By Nkiruka Nnorom
The protracted bearish run in the equities market coupled with the high interest rate environment have combined to render market makers ineffective, Mr. Johnson Chukwu, Managing Director/CEO, Cowry Asset Management, has said.
But while attributing some of the challenges to unfavourable macro-economic environment, he said that positive market environment will greatly impact market making activity.
In a down market, market makers mop up shares from the stock market by providing two-way quotes (comprising of buy and sell prices and quantity the market maker is willing to buy) to the market for the securities they make markets on during the trading day.

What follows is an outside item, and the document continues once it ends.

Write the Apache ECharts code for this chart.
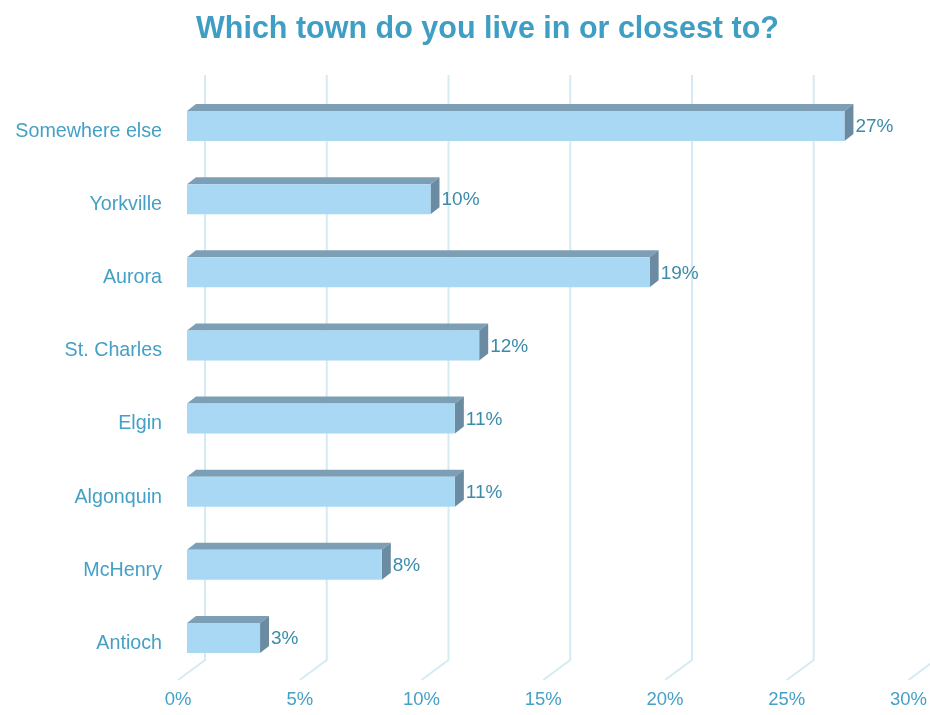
<!DOCTYPE html>
<html>
<head>
<meta charset="utf-8">
<script src="https://cdn.jsdelivr.net/npm/echarts@6/dist/echarts.min.js"></script>
<style>
  html, body { margin: 0; padding: 0; background: #fff; }
  #main { width: 930px; height: 715px; }
</style>
</head>
<body>
<div id="main"></div>
<script>
const categories = ['Somewhere else', 'Yorkville', 'Aurora', 'St. Charles', 'Elgin', 'Algonquin', 'McHenry', 'Antioch']
const values = [27, 10, 19, 12, 11, 11, 8, 3]
const tickValues = [0, 5, 10, 15, 20, 25, 30]

// oblique 3d look: floor depth and bar depth offsets (px)
const FLOOR = [27, -20]
const BAR_SHIFT = [9, -5.5]
const BAR_DEPTH = [9, -7]
const BAR_H = 30
const FONT = '"Liberation Sans", Arial, sans-serif'

const chart = echarts.init(document.getElementById('main'))

function renderWall(params, api) {
  const cs = params.coordSys
  const x = api.coord([api.value(0), 0])[0]
  const bottom = cs.y + cs.height
  return {
    type: 'polyline',
    shape: { points: [[x, bottom], [x + FLOOR[0], bottom + FLOOR[1]], [x + FLOOR[0], cs.y + FLOOR[1]]] },
    style: { stroke: '#d5ebf3', lineWidth: 2, fill: null }
  }
}

function renderBar(params, api) {
  const v = api.value(0)
  const i = api.value(1)
  const p0 = api.coord([0, i])
  const p1 = api.coord([v, i])
  const x0 = p0[0] + BAR_SHIFT[0]
  const x1 = p1[0] + BAR_SHIFT[0]
  const yc = p0[1] + BAR_SHIFT[1]
  const top = yc - BAR_H / 2
  const bot = yc + BAR_H / 2
  const dx = BAR_DEPTH[0], dy = BAR_DEPTH[1]
  return {
    type: 'group',
    children: [
      {
        type: 'polygon',
        shape: { points: [[x0, top], [x1, top], [x1 + dx, top + dy], [x0 + dx, top + dy]] },
        style: { fill: '#7c9fb5' }
      },
      {
        type: 'polygon',
        shape: { points: [[x1, top], [x1 + dx, top + dy], [x1 + dx, bot + dy], [x1, bot]] },
        style: { fill: '#6a8ba2' }
      },
      {
        type: 'rect',
        shape: { x: x0, y: top, width: x1 - x0, height: BAR_H },
        style: { fill: '#a8d8f4' }
      },
      {
        type: 'text',
        style: {
          text: v + '%', x: x1 + dx + 2, y: yc + 1,
          fill: '#3b8bab', font: '19px ' + FONT,
          align: 'left', verticalAlign: 'middle'
        }
      }
    ]
  }
}

chart.setOption({
  animation: false,
  title: {
    text: 'Which town do you live in or closest to?',
    left: 191,
    top: 9,
    textStyle: { color: '#3f9ec3', fontSize: 30.5, fontWeight: 'bold', fontFamily: FONT }
  },
  grid: { left: 178, right: 20, top: 95, bottom: 35 },
  xAxis: {
    type: 'value',
    min: 0,
    max: 30,
    interval: 5,
    axisLine: { show: false },
    axisTick: { show: false },
    splitLine: { show: false },
    axisLabel: { formatter: '{value}%', color: '#45a0c6', fontSize: 18.5, fontFamily: FONT, margin: 10 }
  },
  yAxis: {
    type: 'category',
    inverse: true,
    data: categories,
    axisLine: { show: false },
    axisTick: { show: false },
    axisLabel: { color: '#45a0c6', fontSize: 19.7, fontFamily: FONT, margin: 16 }
  },
  series: [
    {
      type: 'custom',
      renderItem: renderWall,
      data: tickValues.map(t => [t]),
      clip: false,
      silent: true,
      z: 1
    },
    {
      type: 'custom',
      renderItem: renderBar,
      data: values.map((v, i) => [v, i]),
      clip: false,
      z: 2
    }
  ]
})
</script>
</body>
</html>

Speaking in relation to their impact so far, Chukwu said: “Most market makers do not have the liquidity to make market and until recently, the equities market has been very bearish. So, at a period when equity prices were quite weak, it will be suicidal for anybody to state that he/she is in a position to buy whatever volume is offered at a particular price because at such price, people could dump their entire stock on you. So, in a nutshell, the market makers do not have the liquidity and market has been on a bear run, which will discourage risk taking in the market.
“Another challenge we had was that the macro-economic environment was unfavourable. So, at such point, you are not going to encourage market makers to raise money from the debt market and put in the equities instruments at a time when equities were very weak. What market makers need is a very positive equities market environment, and then availability of credit at a lower rate or at a reasonable rate.”
Continuing, he said: “The Exchange and the Securities and Exchange Commission, SEC, are not in a position to influence interest rate in the economy neither are they in a position to compel banks to lend to the market makers. That will be possible when opportunities involved in market making are economically profitable.”